No matter how EMU spins this, it looks terrible. A state audit of
the project has shredded the credibility of EMU's leadership to a
point where Philip Incarnati, chairman of the EMU Regents, ought to
resign or at least surrender his leadership post.
The Ypsilanti school, which gets more than a third of its
$250-million annual budget from the state, will be an easy punching
bag for the Legislature in the next round of budgeting for higher
education. Eastern's poor judgment and worse timing on this project
could even have an unfair broad-brush effect on the state's 14 other
autonomous universities.
It would also be unfair for legislators to take this debacle out
of EMU's hide in the appropriations process. Such a move would
inevitably add to the tuition burden of EMU students, who had no
part in the decisions of the Regents. One legislator has called for
the entire board, all holdover appointees of former governor John
Engler, to resign.
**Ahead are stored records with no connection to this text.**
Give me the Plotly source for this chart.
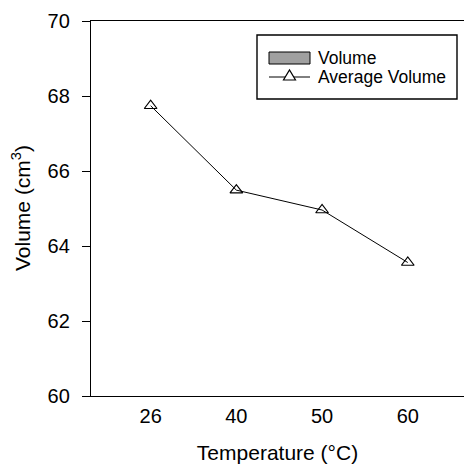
import plotly.graph_objects as go

temperatures = ["26", "40", "50", "60"]
avg_volume = [67.74, 65.49, 64.96, 63.56]
y_ticks = [60, 62, 64, 66, 68, 70]

W, H = 465, 468
ML, MR, MT, MB = 91, 1, 21, 72
PW, PH = W - ML - MR, H - MT - MB

def px(x):
    return (x - ML) / PW

def py(y):
    return (H - MB - y) / PH

FONT = "Liberation Sans, Arial, sans-serif"

fig = go.Figure()
fig.add_trace(go.Scatter(
    x=temperatures, y=avg_volume, mode="lines+markers", name="Average Volume",
    line=dict(color="black", width=1),
    marker=dict(symbol="triangle-up-open", size=11, color="black", line=dict(width=1.2)),
    showlegend=False,
))

shapes = [
    dict(type="rect", xref="paper", yref="paper", x0=px(257), x1=px(457), y0=py(99), y1=py(35),
         line=dict(color="black", width=1.4), fillcolor="white", layer="above"),
    dict(type="rect", xref="paper", yref="paper", x0=px(269), x1=px(310), y0=py(64), y1=py(52),
         line=dict(color="black", width=1), fillcolor="#a0a0a0", layer="above"),
    dict(type="line", xref="paper", yref="paper", x0=px(269), x1=px(310), y0=py(77), y1=py(77),
         line=dict(color="black", width=1), layer="above"),
]
cx, cy = 289.5, 76
tri = f"M {px(cx-6)} {py(cy+4)} L {px(cx+6)} {py(cy+4)} L {px(cx)} {py(cy-6)} Z"
shapes.append(dict(type="path", xref="paper", yref="paper", path=tri,
                   line=dict(color="black", width=1.2), fillcolor="white", layer="above"))

annotations = [
    dict(text="Volume", xref="paper", yref="paper", x=px(316), y=py(58), xanchor="left",
         yanchor="middle", showarrow=False, font=dict(size=17.5, color="black", family=FONT)),
    dict(text="Average Volume", xref="paper", yref="paper", x=px(316), y=py(77), xanchor="left",
         yanchor="middle", showarrow=False, font=dict(size=17.5, color="black", family=FONT)),
    dict(text="Volume (cm<sup>3</sup>)", xref="paper", yref="paper", x=px(21), y=py(208),
         xanchor="center", yanchor="middle", textangle=-90, showarrow=False,
         font=dict(size=21, color="black", family=FONT)),
]

fig.update_layout(
    width=W, height=H,
    margin=dict(l=ML, r=MR, t=MT, b=MB, pad=0),
    paper_bgcolor="white", plot_bgcolor="white",
    font=dict(family=FONT, size=20, color="black"),
    shapes=shapes, annotations=annotations,
    showlegend=False,
)
fig.update_xaxes(
    type="category", range=[-0.696, 3.656],
    showline=True, linecolor="black", linewidth=1.3, mirror=True,
    ticks="", showgrid=False, zeroline=False,
    ticklabelstandoff=2,
    tickfont=dict(size=20, color="black", family=FONT),
    title=dict(text="Temperature (°C)", font=dict(size=21, color="black", family=FONT), standoff=19),
)
fig.update_yaxes(
    range=[60, 70], tickvals=y_ticks,
    showline=True, linecolor="black", linewidth=1.3, mirror=False,
    ticks="outside", ticklen=8, tickwidth=1.3, tickcolor="black",
    showgrid=False, zeroline=False,
    tickfont=dict(size=20, color="black", family=FONT),
    ticklabelstandoff=8,
)

fig.write_html("out.html")
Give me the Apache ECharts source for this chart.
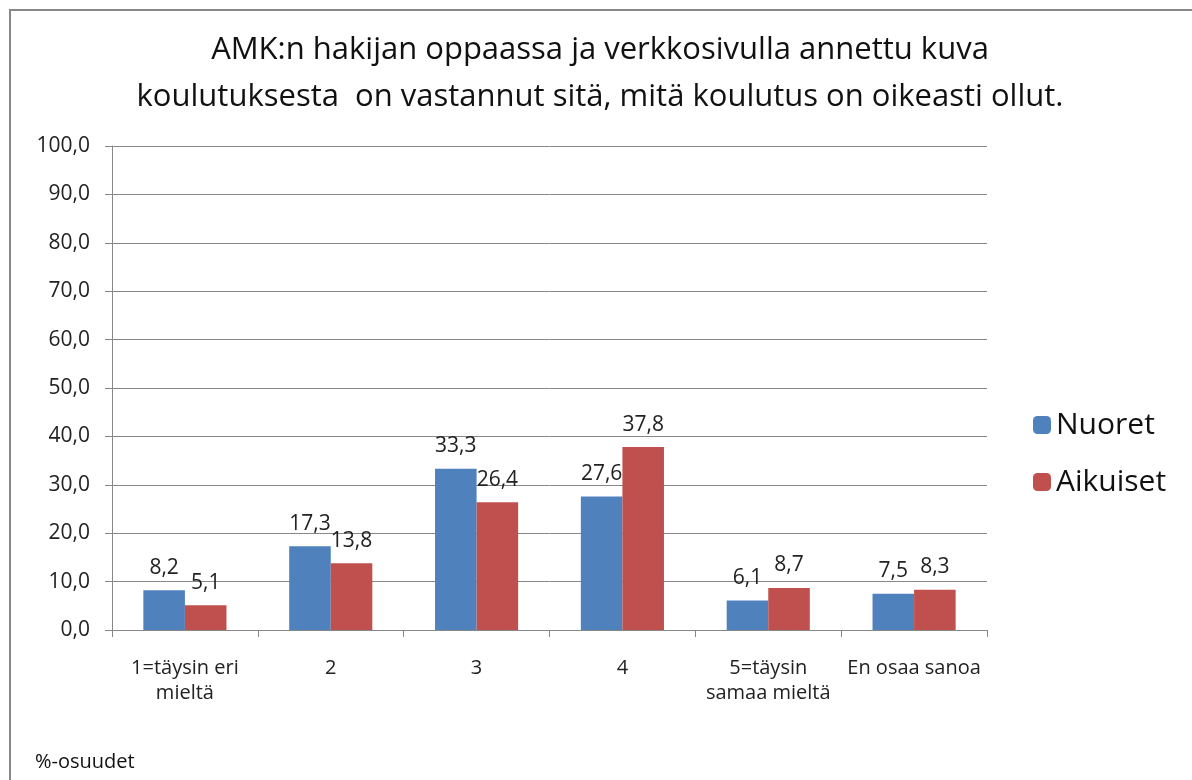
<!DOCTYPE html>
<html>
<head>
<meta charset="utf-8">
<script src="https://cdn.jsdelivr.net/npm/echarts@6/dist/echarts.min.js"></script>
<style>
  html, body { margin: 0; padding: 0; background: #fff; }
  #chart { width: 1192px; height: 780px; }
</style>
</head>
<body>
<div id="chart"></div>
<script>
const categories = ["1=täysin eri\nmieltä", "2", "3", "4", "5=täysin\nsamaa mieltä", "En osaa sanoa"]
const nuoret = [8.2, 17.3, 33.3, 27.6, 6.1, 7.5]
const aikuiset = [5.1, 13.8, 26.4, 37.8, 8.7, 8.3]
const yTicks = [0, 10, 20, 30, 40, 50, 60, 70, 80, 90, 100]

const font = "'Open Sans', sans-serif"
const fmt = v => v.toFixed(1).replace(".", ",")

const chart = echarts.init(document.getElementById("chart"))

const labelStyle = {
    show: true, position: "top", distance: 12,
    color: "#222", fontSize: 21, fontFamily: font,
    formatter: p => fmt(p.value)
}

chart.setOption({
    animation: false,
    graphic: [
        {
            type: "rect", z: -1,
            shape: {x: 10, y: 10, width: 1200, height: 800},
            style: {fill: "#fff", stroke: "#888", lineWidth: 2}
        },
        {
            type: "text", x: 600, y: 27,
            style: {
                text: "AMK:n hakijan oppaassa ja verkkosivulla annettu kuva\nkoulutuksesta  on vastannut sitä, mitä koulutus on oikeasti ollut.",
                fill: "#111", font: "31px " + font, align: "center", lineHeight: 47
            }
        },
        {
            type: "text", x: 35, y: 752,
            style: {text: "%-osuudet", fill: "#111", font: "20px " + font}
        }
    ],
    legend: {
        orient: "vertical", left: 1028, top: 405, itemGap: 27,
        itemWidth: 18, itemHeight: 18,
        textStyle: {fontSize: 30, fontFamily: font, color: "#111"},
        data: ["Nuoret", "Aikuiset"]
    },
    grid: {left: 112, top: 146, width: 875, height: 484},
    xAxis: {
        type: "category",
        data: categories,
        axisLine: {lineStyle: {color: "#888"}},
        axisTick: {show: true, length: 7, lineStyle: {color: "#888"}},
        axisLabel: {
            interval: 0, margin: 26, lineHeight: 25,
            fontSize: 20, fontFamily: font, color: "#222"
        }
    },
    yAxis: {
        type: "value", min: 0, max: 100, interval: 10,
        axisLine: {show: true, lineStyle: {color: "#888"}},
        axisTick: {show: true, length: 7, lineStyle: {color: "#888"}},
        splitLine: {lineStyle: {color: "#888"}},
        axisLabel: {
            margin: 22, fontSize: 21, fontFamily: font, color: "#222",
            formatter: v => yTicks.includes(v) ? fmt(v) : ""
        }
    },
    series: [
        {
            name: "Nuoret", type: "bar", data: nuoret,
            barGap: "0%", barCategoryGap: "43%",
            itemStyle: {color: "#4F81BD"},
            label: labelStyle
        },
        {
            name: "Aikuiset", type: "bar", data: aikuiset,
            itemStyle: {color: "#C0504D"},
            label: labelStyle
        }
    ]
})
</script>
</body>
</html>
That's not such a bad idea in this situation, but
with the school's president leaving, a mass Regents' departure would
create a void for too long atop EMU.
The extraordinarily critical 36-page state audit of the
University House project disputed EMU's claim that it was only a
$3.5-million undertaking, putting the cost at $6 million, including
land acquisition, construction of the 10,200-square-foot house and
attendant landscaping. The state audit also chastised the university
for using more than $3 million from its operating funds to pay for
the project during a time when student tuition was increased. The
Ann Arbor News had to file a request under the Freedom of
Information Act to learn that departing President Samuel Kirkpatrick
will receive a farewell package worth about $514,000, including two
years' pay and health care through 2008.
Incarnati, a Regent since 1992 and chairman of the board since
'95, told the Free Press that "if we knew 3 1/2 years ago that the
state was going to be in the shape that it's in, we probably would
not have gone forward with the project, we probably would have
postponed it."
But he also said that cash gifts to EMU have been up 30 percent
to 40 percent since the University House, with its facilities for
entertaining prospective donors, opened last year.
EMU issued strong exceptions to some parts of the state audit,
although Incarnati insisted "we didn't take this lightly."
Incarnati said he would not consider quitting the board "as long
as I think I can provide some benefit to the university."
"But we need to move on," he said, "and do what's important for
the education of our students."
That should have been the Regents' guiding philosophy all along.